Done with watching his body shed like a snake, Javier wrapped a towel around him and shut off the water. When he came into the bedroom to get dressed, a shadow figure scared him half to death. It sat in his chair in the low light, making no sound, but it moved to the side and reached for the light switch.
“No!” Javier protested, but it was too late. The ceiling light of the bedroom was strong and stung his eyes, prompting him to cry out in pain. His hands covered his eyes. “What do you want?” he wailed. He did not look. He could not see who was there, because he dared not open his eyes. “What do you want?” he screamed.
“Keep your voice down or I’ll cut your goddamn throat right now, Javier,” he heard as he sank to his knees. It was a voice he knew well, a voice he hated.

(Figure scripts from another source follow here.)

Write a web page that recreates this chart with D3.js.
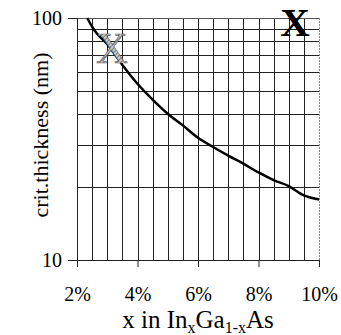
<!DOCTYPE html>
<html>
<head>
<meta charset="utf-8">
<script src="https://cdn.jsdelivr.net/npm/d3@7"></script>
<style>
  body { margin: 0; background: #fff; }
  svg text { font-family: "Liberation Serif", "DejaVu Serif", "Times New Roman", serif !important; fill: #000; }
</style>
</head>
<body>
<svg id="chart" width="341" height="335"></svg>
<script>
// data
const xTicks = [2, 4, 6, 8, 10];
const yTicks = [10, 100];
const xGrid = [2.5, 3, 3.5, 4, 4.5, 5, 5.5, 6, 6.5, 7, 7.5, 8, 8.5, 9, 9.5];
const yGrid = [20, 30, 40, 50, 60, 70, 80, 90];
const curveX = [2.34, 2.5, 2.65, 3.0, 3.5, 4.0, 4.5, 5.0, 5.5, 6.0, 6.5, 7.0, 7.5, 8.0, 8.5, 9.0, 9.5, 10.0];
const curveY = [100, 92, 86.5, 78, 64, 53.5, 46, 40.2, 36, 32, 29.3, 27, 25, 23, 21.4, 20.2, 18.5, 17.8];
const marker = {x: 3.15, y: 76};

const svg = d3.select("#chart");
const pLeft = 77, pRight = 319, pTop = 18, pBottom = 260;

const x = d3.scaleLinear().domain([2, 10]).range([pLeft, pRight]);
const y = d3.scaleLog().domain([10, 100]).range([pBottom, pTop]);

// hatch fill for the marker
const pat = svg.append("defs").append("pattern")
    .attr("id", "hatch")
    .attr("width", 3).attr("height", 3)
    .attr("patternUnits", "userSpaceOnUse")
    .attr("patternTransform", "rotate(45)");
pat.append("rect").attr("width", 3).attr("height", 3).attr("fill", "#ccc");
pat.append("line").attr("x1", 0).attr("y1", 0).attr("x2", 0).attr("y2", 3)
    .style("stroke", "#444").style("stroke-width", 1.2);

// grid
svg.append("g")
    .selectAll("line")
    .data(xGrid)
    .enter()
    .append("line")
    .attr("x1", d => Math.round(x(d)) + 0.5).attr("x2", d => Math.round(x(d)) + 0.5)
    .attr("y1", pTop).attr("y2", pBottom)
    .style("stroke", "#222")
    .style("stroke-width", 1);

svg.append("g")
    .selectAll("line")
    .data(yGrid)
    .enter()
    .append("line")
    .attr("x1", pLeft).attr("x2", pRight)
    .attr("y1", d => Math.round(y(d)) + 0.5).attr("y2", d => Math.round(y(d)) + 0.5)
    .style("stroke", "#222")
    .style("stroke-width", 1);

// frame: top and right
svg.append("line")
    .attr("x1", pLeft).attr("x2", pRight)
    .attr("y1", y(100) + 0.5).attr("y2", y(100) + 0.5)
    .style("stroke", "#555");
svg.append("line")
    .attr("x1", pRight + 0.5).attr("x2", pRight + 0.5)
    .attr("y1", pTop).attr("y2", pBottom)
    .style("stroke", "#888")
    .style("stroke-dasharray", "2,1");

// axes
const yAxis = svg.append("g")
    .attr("transform", `translate(${pLeft},0)`)
    .call(d3.axisLeft(y).tickValues(yTicks).tickFormat(d3.format("d")).tickSize(9).tickPadding(6));
const xAxis = svg.append("g")
    .attr("transform", `translate(0,${pBottom})`)
    .call(d3.axisBottom(x).tickValues(xTicks).tickFormat(d => d + "%").tickSize(7).tickPadding(20));

[yAxis, xAxis].forEach(g => {
    g.attr("font-family", null);
    g.select(".domain").style("stroke", "#222");
    g.selectAll(".tick line").style("stroke", "#222");
    g.selectAll("text").style("font-size", "20px").attr("fill", "#000");
});

// curve
const line = d3.line()
    .x((d, i) => x(curveX[i]))
    .y(d => y(d))
    .curve(d3.curveMonotoneX);

svg.append("path")
    .datum(curveY)
    .attr("d", line)
    .attr("fill", "none")
    .style("stroke", "#000")
    .style("stroke-width", 2.5);

// hatched X data marker
svg.append("text")
    .attr("x", x(marker.x))
    .attr("y", y(marker.y))
    .attr("text-anchor", "middle")
    .attr("dy", "0.36em")
    .style("font-size", "44px")
    .style("fill", "url(#hatch)")
    .style("stroke", "#555")
    .style("stroke-width", 0.6)
    .text("X");

// big X label
svg.append("text")
    .attr("x", 295)
    .attr("y", 36)
    .attr("text-anchor", "middle")
    .style("font-size", "41px")
    .style("font-weight", "bold")
    .text("X");

// axis titles
svg.append("text")
    .attr("transform", "translate(48,135) rotate(-90)")
    .attr("text-anchor", "middle")
    .style("font-size", "22px")
    .text("crit.thickness (nm)");

const xt = svg.append("text")
    .attr("x", 198)
    .attr("y", 328)
    .attr("text-anchor", "middle")
    .style("font-size", "25px");
xt.append("tspan").text("x in In");
xt.append("tspan").attr("dy", 5).style("font-size", "16px").text("x");
xt.append("tspan").attr("dy", -5).text("Ga");
xt.append("tspan").attr("dy", 5).style("font-size", "16px").text("1-x");
xt.append("tspan").attr("dy", -5).text("As");
</script>
</body>
</html>
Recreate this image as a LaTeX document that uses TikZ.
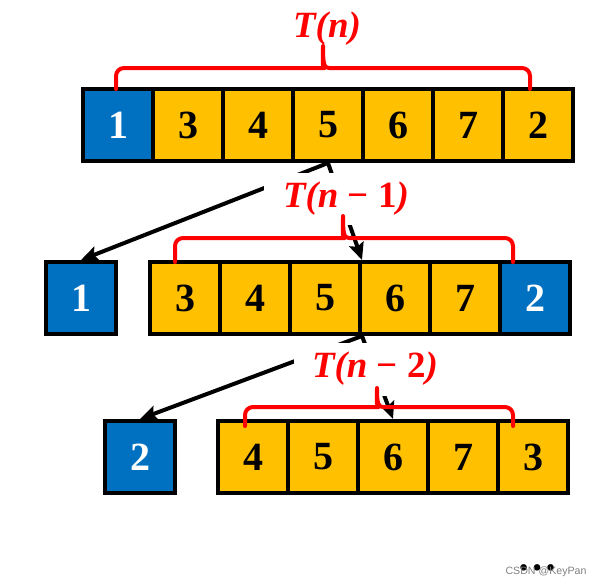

“Dr. Sabian,” he announced calmly. “I knew you were behind this.”
“In the state that you find yourself, my boy, I would be a lot more courteous if I were you,” Dr. Sabian warned. “And you have already done most of your damage, spreading that ridiculous theory of yours around, so don’t think I will not resort to . . . shall we say, snuffing you out.”
“So why don’t you, you creep?” Javier defied him, still unable to look. “Why are you infesting my home with your witchery? Just kill me if that’s what you think you can scare me with.”